I see three major trends that started a couple of years ago and will continue to build over the next few years:

  1. Enterprise software licensing will continue to be increasingly complex. Oracle’s licensing has always been incredibly complex, but it’s also the only major software vendor that has an internal team dedicated to licensing rules, what they mean and how they should be interpreted. While Microsoft’s licensing continues to be complex, the company just doesn’t have the same emphasis around helping clients to interpret the changing Terms & Conditions or any area that might be considered “gray.” That being said, the Business Software Alliance is the external special interest organization that enforces any licensing non-compliance or piracy.
  2. There most certainly will be an increase in audits across all software vendors as they seek to protect their intellectual property. With the number of mergers and acquisitions within the various industries as well as the acquisitions by the major software vendors – such as with Oracle and Sun – it shouldn’t be a major stretch to say that there will be more compliance assurance audits by vendors.
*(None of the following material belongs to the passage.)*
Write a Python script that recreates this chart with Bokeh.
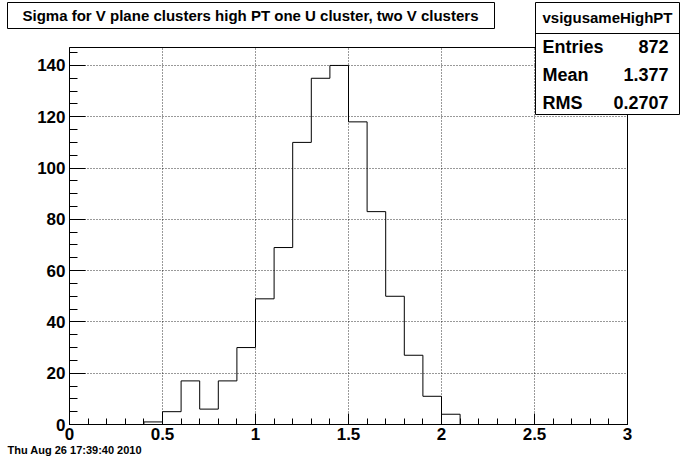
from bokeh.plotting import figure
from bokeh.models import (Range1d, FixedTicker, CustomJSTickFormatter, BoxAnnotation,
                          Label, GridBox, Column)
from bokeh.embed import file_html
from bokeh.resources import INLINE

# ---- data ----
bin_edges = [0.0, 0.1, 0.2, 0.3, 0.4, 0.5, 0.6, 0.7, 0.8, 0.9, 1.0,
             1.1, 1.2, 1.3, 1.4, 1.5, 1.6, 1.7, 1.8, 1.9, 2.0,
             2.1, 2.2, 2.3, 2.4, 2.5, 2.6, 2.7, 2.8, 2.9, 3.0]
counts = [0, 0, 0, 0, 1, 5, 17, 6, 17, 30,
          49, 69, 110, 135, 140, 118, 83, 50, 27, 11,
          4, 0, 0, 0, 0, 0, 0, 0, 0, 0]
x_ticks = [0, 0.5, 1, 1.5, 2, 2.5, 3]
x_tick_labels = ["0", "0.5", "1", "1.5", "2", "2.5", "3"]
y_ticks = [0, 20, 40, 60, 80, 100, 120, 140]
y_tick_labels = ["0", "20", "40", "60", "80", "100", "120", "140"]
title_text = "Sigma for V plane clusters high PT one U cluster, two V clusters"
hist_name = "vsigusameHighPT"
stat_names = ["Entries", "Mean", "RMS"]
stat_values = ["872", "1.377", "0.2707"]
date_text = "Thu Aug 26 17:39:40 2010"

FONT = "Liberation Sans"
W, H = 680, 456
FL, FR, FT, FB = 69, 627, 47, 424   # frame edges in canvas px

# ---------------- main histogram figure ----------------
p = figure(width=W, height=H, output_backend="svg", toolbar_location=None,
           x_range=Range1d(0, 3), y_range=Range1d(0, 147),
           min_border_left=FL, min_border_right=W - FR, min_border_top=FT,
           min_border_bottom=H - FB)
p.background_fill_color = "white"
p.border_fill_color = "white"
p.outline_line_color = "black"
p.outline_line_width = 1

xs = list(bin_edges)
ys = list(counts) + [counts[-1]]
p.step(xs, ys, mode="after", line_color="black", line_width=1)

def fmt(tick_vals, labels):
    return CustomJSTickFormatter(args=dict(tv=tick_vals, lab=labels), code="""
        const i = tv.findIndex(t => Math.abs(t - tick) < 1e-9);
        return i >= 0 ? lab[i] : "";
    """)

p.xaxis.ticker = FixedTicker(ticks=x_ticks, minor_ticks=[i / 10 for i in range(31)])
p.yaxis.ticker = FixedTicker(ticks=y_ticks, minor_ticks=[i * 5 for i in range(30)])
p.xaxis.formatter = fmt(x_ticks, x_tick_labels)
p.yaxis.formatter = fmt(y_ticks, y_tick_labels)

for ax in (p.xaxis, p.yaxis):
    ax.axis_line_color = "black"
    ax.major_tick_line_color = "black"
    ax.minor_tick_line_color = "black"
    ax.major_tick_out = 0
    ax.minor_tick_out = 0
    ax.major_label_text_font = FONT
    ax.major_label_text_font_style = "bold"
    ax.major_label_text_font_size = "17px"
    ax.major_label_text_color = "black"
p.yaxis.major_tick_in = 16
p.yaxis.minor_tick_in = 8
p.xaxis.major_tick_in = 11
p.xaxis.minor_tick_in = 6
p.yaxis.major_label_standoff = 4
p.xaxis.major_label_standoff = 3

for g in (p.xgrid, p.ygrid):
    g.grid_line_color = "black"
    g.grid_line_dash = "1 2"
    g.grid_line_width = 1
    g.grid_line_alpha = 0.8

# ---------------- overlay figure (title box, stats box, date) ----------------
ov = figure(width=W, height=H, output_backend="svg", toolbar_location=None,
            x_range=Range1d(0, W), y_range=Range1d(H, 0),
            x_axis_location=None, y_axis_location=None,
            min_border=0, min_border_left=0, min_border_right=0,
            min_border_top=0, min_border_bottom=0)
ov.background_fill_color = None
ov.border_fill_color = None
ov.outline_line_color = None
ov.grid.visible = False

def box(l, r, t, b, fill=True):
    return BoxAnnotation(left=l, right=r, top=t, bottom=b,
                         fill_color="white", fill_alpha=1.0 if fill else 0.0,
                         line_color="black", line_alpha=1.0, line_width=1)

def label(x, y, text, size, align):
    return Label(x=x, y=y, text=text, text_font=FONT,
                 text_font_style="bold", text_font_size=size, text_align=align,
                 text_baseline="middle", text_color="black")

# title box
ov.add_layout(box(7, 494, 2, 28))
ov.add_layout(label(250, 15, title_text, "15px", "center"))

# stats box
SB_L, SB_R = 535, 679
ov.add_layout(box(SB_L, SB_R, 2, 114))
ov.add_layout(box(SB_L, SB_R, 33, 33, fill=False))
ov.add_layout(label((SB_L + SB_R) / 2, 17, hist_name, "15px", "center"))
row_y = [46, 74, 102]
for name, val, ry in zip(stat_names, stat_values, row_y):
    ov.add_layout(label(SB_L + 7, ry, name, "18px", "left"))
    ov.add_layout(label(SB_R - 11, ry, val, "18px", "right"))

# date
ov.add_layout(label(7, 449, date_text, "11px", "left"))

layout = GridBox(children=[(Column(children=[p], width=W, height=H), 0, 0),
                           (Column(children=[ov], width=W, height=H), 0, 0)],
                 width=W, height=H)

open("out.html", "w").write(file_html(layout, INLINE))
  3. A bevy of software asset management tools are out there – from embedding tracking tags to self assessment tools to good old Excel spreadsheets – and my prediction is that the vast majority of these “tools” will become shelfware sooner rather than later (or at least until the software vendors acquire the right tool and integrate it into their own offering). We really are in the first/second generation of these SAM tools and there are a number of gaps such as – actual usage measured against contractual terms and conditions; deep knowledge of software vendor compliance; an ability to update licensing changes and to ferret out the nuances. While the idea of an SAM tool as an initial method to jumpstart your SAM program, internal audit or as the first step to understanding your contract negotiation process, it’s not the “end all, be all” solution and is only the initial step. While the SAM tools won’t disappear, I believe many of the companies putting out enterprise software specific tools will likely not have the energy, resources or wherewithal to go the distance and will the tools will languish and naturally die off. Those that persist will likely make a grab for the “big prize” and be acquired by the major software vendors. Those that will succeed will – surprisingly – be the generic SAM tools that is more open-source and allows companies to integrate it into their existing ITAM structure.

Eliot Arlo Colon is President at Miro Consulting, Inc.